Berry used his knowledge of the big bands to lace his rock output, which went on to influence rock performers who utilised their personal record collection to further the lexicon of popular music. He also made it possible for artists to realise that they could sing and play at the same time, which The Beatles – who held four vocalists and three guitarists – were in favour of. 

Phil Collins carried the narrative further, when he doubled as a drummer and singer for Genesis, showing the world that percussionists were capable of entertaining audiences both from the front and the back of the stage. And then there’s James Dean Bradfield, who pegged himself as the Manic Street Preachers‘ lead guitarist but wound up singing for the band when no one else was capable of doing so. 

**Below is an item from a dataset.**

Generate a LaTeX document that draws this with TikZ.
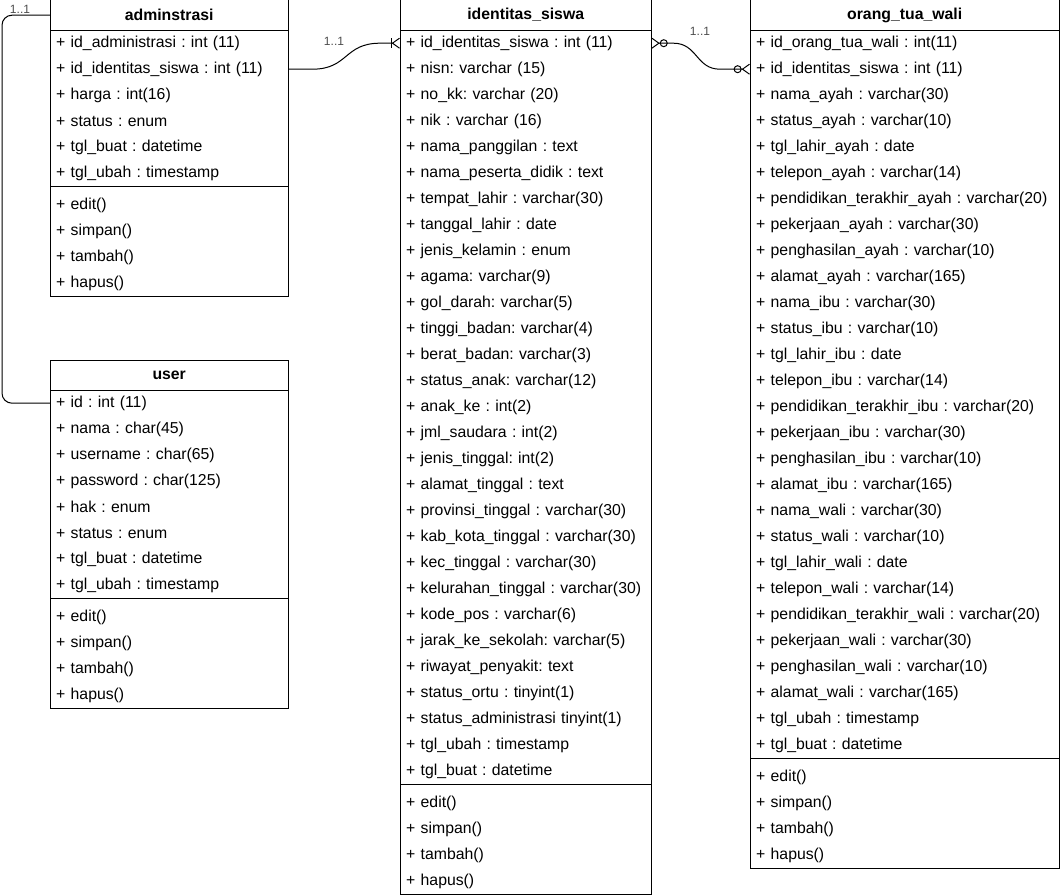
\documentclass[tikz,border=0pt]{standalone}
\usepackage{fontspec}
\setmainfont{Liberation Sans}
\usepackage{xcolor}
\usepackage{tikz}
\usetikzlibrary{arrows.meta,positioning,calc}
\definecolor{labelgray}{HTML}{4D4D4D}
\frenchspacing

\begin{document}
\begin{tikzpicture}[
  x=1pt, y=-1pt,
  classhead/.style={rectangle, anchor=north west, minimum width=#1, minimum height=30pt, inner sep=0pt, font=\fontsize{15.8}{18}\selectfont\bfseries},
  member/.style={rectangle, anchor=north west, text width=#1, inner xsep=6pt, inner ysep=0pt, minimum height=26pt, align=left, font=\fontsize{15.8}{18}\selectfont},
  frame/.style={draw=black, line width=1pt},
  conn/.style={draw=black, line width=1pt},
  mult/.style={inner sep=1pt, text=labelgray, font=\fontsize{12}{14}\selectfont},
  onemany/.style={-{Bar[width=10pt,sep=0pt] Straight Barb[reversed,length=7pt,width=10pt]}},
  zeromany/.style={{Straight Barb[reversed,length=7pt,width=10pt] Circle[open,length=8pt,width=8pt]}-{Circle[open,length=8pt,width=8pt] Straight Barb[reversed,length=7pt,width=10pt]}}
]
\useasboundingbox (0,0) rectangle (1061,896);

\node[classhead=238pt] (adm) at (50,0) {adminstrasi};
\foreach \txt [count=\i] in {id\_administrasi : int (11), id\_identitas\_siswa : int (11), harga : int(16),
  status : enum, tgl\_buat : datetime, tgl\_ubah : timestamp}
  \node[member=226pt] (adm-\i) at (50,{30+26*(\i-1)}) {+ \txt};
\foreach \txt [count=\i] in {edit(), simpan(), tambah(), hapus()}
  \node[member=226pt] (adm-m\i) at (50,{192+26*(\i-1)}) {+ \txt};
\draw[frame] (adm.north west) rectangle (adm-m4.south east);
\draw[frame] (adm.south west) -- (adm.south east);
\draw[frame] (adm-6.south west) -- (adm-6.south east);

\node[classhead=238pt] (user) at (50,360) {user};
\foreach \txt [count=\i] in {id : int (11), nama : char(45), username : char(65), password : char(125),
  hak : enum, status : enum, tgl\_buat : datetime, tgl\_ubah : timestamp}
  \node[member=226pt] (user-\i) at (50,{390+26*(\i-1)}) {+ \txt};
\foreach \txt [count=\i] in {edit(), simpan(), tambah(), hapus()}
  \node[member=226pt] (user-m\i) at (50,{604+26*(\i-1)}) {+ \txt};
\draw[frame] (user.north west) rectangle (user-m4.south east);
\draw[frame] (user.south west) -- (user.south east);
\draw[frame] (user-8.south west) -- (user-8.south east);

\node[classhead=251pt] (ids) at (400,0) {identitas\_siswa};
\foreach \txt [count=\i] in {id\_identitas\_siswa : int (11), nisn: varchar (15), no\_kk: varchar (20),
  nik : varchar (16), nama\_panggilan : text, nama\_peserta\_didik : text, tempat\_lahir : varchar(30),
  tanggal\_lahir : date, jenis\_kelamin : enum, agama: varchar(9), gol\_darah: varchar(5),
  tinggi\_badan: varchar(4), berat\_badan: varchar(3), status\_anak: varchar(12), anak\_ke : int(2),
  jml\_saudara : int(2), jenis\_tinggal: int(2), alamat\_tinggal : text, provinsi\_tinggal : varchar(30),
  kab\_kota\_tinggal : varchar(30), kec\_tinggal : varchar(30), kelurahan\_tinggal : varchar(30),
  kode\_pos : varchar(6), jarak\_ke\_sekolah: varchar(5), riwayat\_penyakit: text,
  status\_ortu : tinyint(1), status\_administrasi tinyint(1), tgl\_ubah : timestamp, tgl\_buat : datetime}
  \node[member=239pt] (ids-\i) at (400,{30+26*(\i-1)}) {+ \txt};
\foreach \txt [count=\i] in {edit(), simpan(), tambah(), hapus()}
  \node[member=239pt] (ids-m\i) at (400,{790+26*(\i-1)}) {+ \txt};
\draw[frame] (ids.north west) rectangle (ids-m4.south east);
\draw[frame] (ids.south west) -- (ids.south east);
\draw[frame] (ids-29.south west) -- (ids-29.south east);

\node[classhead=309pt] (ortu) at (750,0) {orang\_tua\_wali};
\foreach \txt [count=\i] in {id\_orang\_tua\_wali : int(11), id\_identitas\_siswa : int (11),
  nama\_ayah : varchar(30), status\_ayah : varchar(10), tgl\_lahir\_ayah : date, telepon\_ayah : varchar(14),
  pendidikan\_terakhir\_ayah : varchar(20), pekerjaan\_ayah : varchar(30), penghasilan\_ayah : varchar(10),
  alamat\_ayah : varchar(165), nama\_ibu : varchar(30), status\_ibu : varchar(10), tgl\_lahir\_ibu : date,
  telepon\_ibu : varchar(14), pendidikan\_terakhir\_ibu : varchar(20), pekerjaan\_ibu : varchar(30),
  penghasilan\_ibu : varchar(10), alamat\_ibu : varchar(165), nama\_wali : varchar(30),
  status\_wali : varchar(10), tgl\_lahir\_wali : date, telepon\_wali : varchar(14),
  pendidikan\_terakhir\_wali : varchar(20), pekerjaan\_wali : varchar(30), penghasilan\_wali : varchar(10),
  alamat\_wali : varchar(165), tgl\_ubah : timestamp, tgl\_buat : datetime}
  \node[member=297pt] (ortu-\i) at (750,{30+26*(\i-1)}) {+ \txt};
\foreach \txt [count=\i] in {edit(), simpan(), tambah(), hapus()}
  \node[member=297pt] (ortu-m\i) at (750,{764+26*(\i-1)}) {+ \txt};
\draw[frame] (ortu.north west) rectangle (ortu-m4.south east);
\draw[frame] (ortu.south west) -- (ortu.south east);
\draw[frame] (ortu-28.south west) -- (ortu-28.south east);

\draw[conn, rounded corners=10pt] (adm.west) -- ++(-48,0) |- (user-1.west);
\draw[conn, onemany] (adm-2.east) -- ++(24,0) .. controls +(36,0) and +(-36,0) .. ([xshift=-20pt]ids-1.west) -- (ids-1.west);
\draw[conn, zeromany] (ortu-2.west) -- ++(-30,0) .. controls +(-24,0) and +(24,0) .. ([xshift=22pt]ids-1.east) -- (ids-1.east);

\node[mult] (mAU) at (20,9) {1..1};
\node[mult] (mAI) at (334,41) {1..1};
\node[mult] (mIO) at (700,31) {1..1};
\end{tikzpicture}
\end{document}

The takeaway from this interview is that compromise is necessary for art, but compromise should never, ever inhibit art, no matter how wretched the feelings towards the form of art. Berry gave his form of music everything he had, as did Ginger Baker, a jazz drummer pedalling rock fills to audiences during Cream’s extended instrumental sections.Genesis was also happy to compromise, shifting their focus from overblown 1970s epics to more focused tunes by the turn of the decade. 

While we’re at it, Berry wasn’t the only one who didn’t see himself as an artist. Queen drummer Roger Taylor was studying for dentistry before the call of the riffs brought him forwards into that line of work. 10cc’s Lol Creme never saw himself as a rock frontman, but acquiesced when his comical falsetto suited ‘Donna’, ‘Rubber Bullets’ and The Dean and I’. Mark Knopfler seemed happiest playing guitar, but he found himself directing the biggest British band in 1985. 

To paraphrase Lennon, life is indeed what happens to us when we are busy making other plans, and this applies to rockstars too.